Brokerage Arif Habib Limited in a report remarked that E&P sector briefly came under the limelight owing to a surge in the international oil prices (Arab Light reaching $64.16/bbl on Thursday).

A jump in remittances and Prime Minister’s rejection of Oil & Gas Regulatory Authority’s recommendation for hiking petroleum prices kept the sentiment positive; however, investors resorted to profit-taking, the report said.

Reports on resumption of the IMF program finally surfaced over the weekend, confirming that the IMF team had reached a staff level agreement.
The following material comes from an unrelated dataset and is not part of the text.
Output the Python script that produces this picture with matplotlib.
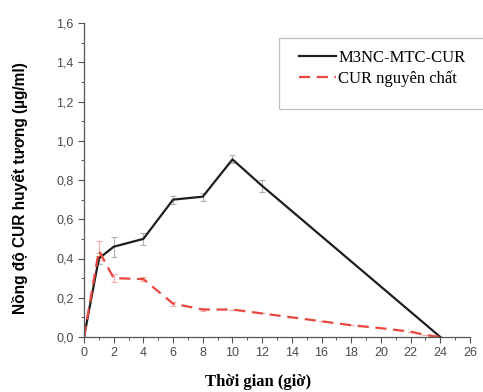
import matplotlib
matplotlib.use("Agg")
import matplotlib.pyplot as plt
from matplotlib.ticker import MultipleLocator, FuncFormatter
from matplotlib.patches import Rectangle

# Data
t_m3nc = [0, 1, 2, 4, 6, 8, 10, 12, 24]
y_m3nc = [0.0, 0.40, 0.46, 0.50, 0.70, 0.715, 0.905, 0.77, 0.0]
e_m3nc = [0.0, 0.03, 0.05, 0.03, 0.02, 0.02, 0.02, 0.03, 0.0]

t_cur = [0, 1, 2, 4, 6, 8, 10, 12, 14, 16, 18, 20, 22, 23, 24]
y_cur = [0.0, 0.44, 0.30, 0.295, 0.17, 0.14, 0.14, 0.12, 0.10, 0.08, 0.06, 0.045, 0.027, 0.01, 0.0]
e_cur = [0.0, 0.05, 0.02, 0.01, 0.01, 0.01, 0.0, 0.0, 0.0, 0.0, 0.0, 0.0, 0.0, 0.0, 0.0]

labels = ["M3NC-MTC-CUR", "CUR nguyên chất"]
xlabel = "Thời gian (giờ)"
ylabel = "Nồng độ CUR huyết tương (µg/ml)"

W, H = 483, 392
fig = plt.figure(figsize=(W / 100, H / 100), dpi=100)
ax = fig.add_axes([84 / W, 1 - 337 / H, 386 / W, 314 / H])

ax.errorbar(t_m3nc, y_m3nc, yerr=e_m3nc, fmt='none', ecolor='#b0b0b0', elinewidth=0.8, capsize=2, capthick=0.8)
ax.errorbar(t_cur, y_cur, yerr=e_cur, fmt='none', ecolor='#f4a8a8', elinewidth=0.8, capsize=2, capthick=0.8)
l1, = ax.plot(t_m3nc, y_m3nc, color='#1e1e1e', lw=1.6, label=labels[0])
l2, = ax.plot(t_cur, y_cur, color='#e8473f', lw=1.6, ls=(0, (5, 3)), label=labels[1])

ax.set_xlim(0, 26)
ax.set_ylim(0, 1.6)
ax.xaxis.set_major_locator(MultipleLocator(2))
ax.xaxis.set_minor_locator(MultipleLocator(1))
ax.yaxis.set_major_locator(MultipleLocator(0.2))
ax.yaxis.set_minor_locator(MultipleLocator(0.1))
ax.yaxis.set_major_formatter(FuncFormatter(lambda v, p: f"{v:.1f}".replace('.', ',')))

for s in ['top', 'right']:
    ax.spines[s].set_visible(False)
for s in ['left', 'bottom']:
    ax.spines[s].set_color('#555555')
    ax.spines[s].set_linewidth(0.9)
ax.tick_params(which='major', direction='out', length=4, width=0.8, color='#555555',
               labelsize=9, labelcolor='#4a4a4a', pad=3.5)
ax.tick_params(which='minor', direction='out', length=2, width=0.7, color='#555555')
for lab in ax.get_xticklabels() + ax.get_yticklabels():
    lab.set_family('Liberation Sans')

ax.set_xlabel(xlabel, family='Liberation Serif', fontweight='bold', fontsize=12, va='top')
ax.xaxis.set_label_coords(0.452, -0.118)
ax.set_ylabel(ylabel, family='Liberation Sans', fontweight='bold', fontsize=11.2)
ax.yaxis.set_label_coords(-0.145, 0.475)

# legend frame
fig.add_artist(Rectangle((279 / W, 1 - 109 / H), (W + 5 - 279) / W, 71 / H,
                         transform=fig.transFigure, facecolor='white',
                         edgecolor='#c0c0c0', lw=0.9, zorder=5))
leg = fig.legend(handles=[l1, l2], loc='upper left', bbox_to_anchor=(299 / W, 1 - 50 / H),
                 prop={'family': 'Liberation Serif', 'size': 12}, frameon=False,
                 handlelength=2.2, borderpad=0, labelspacing=0.25, handletextpad=0.15,
                 borderaxespad=0)
leg.set_zorder(6)

fig.savefig("out.png", dpi=100)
However, news flows of tougher conditions associated with an IMF program, particularly removal of income tax exemptions for corporate sector amounting to Rs150-200 billion dampened sentiment.

During the week, TRG Pakistan surged 17 percent, Netsol Technologies 20 percent, Telecard Limited 48 percent, Lucky Cement 5.0 percent, and Maple Leaf Cement recorded a 4.0 percent rise compared to previous week.

Foreign selling clocked in at $0.6 million compared to a net-sell of $3.2 million last week. Selling was witnessed in commercial banks ($5.1 million) and technology and communication ($1.4 million). On the domestic front, major buying was reported by companies ($5.5 million) and individuals ($4.9 million).

During the outgoing week, textile exports for January were reported to have declined 5.54 percent on sequential basis, Pakistan signed $2.203 billion new loan agreements, and data showed large-scale manufacturing surged 8.16 percent in 1HFY21.

Analysts expect the market to remain positive in the upcoming week given the continuation of result season, where healthy earnings are anticipated.

Furthermore, FATF’s review of Pakistan’s progress on the Action Plan (meetings between 22 to 25 February) will be a key event for the market. A decision to remove Pakistan from the grey list will likely be received very well by market participants. Moreover, with the inflow of remittances from abroad, rupee is expected to remain stable.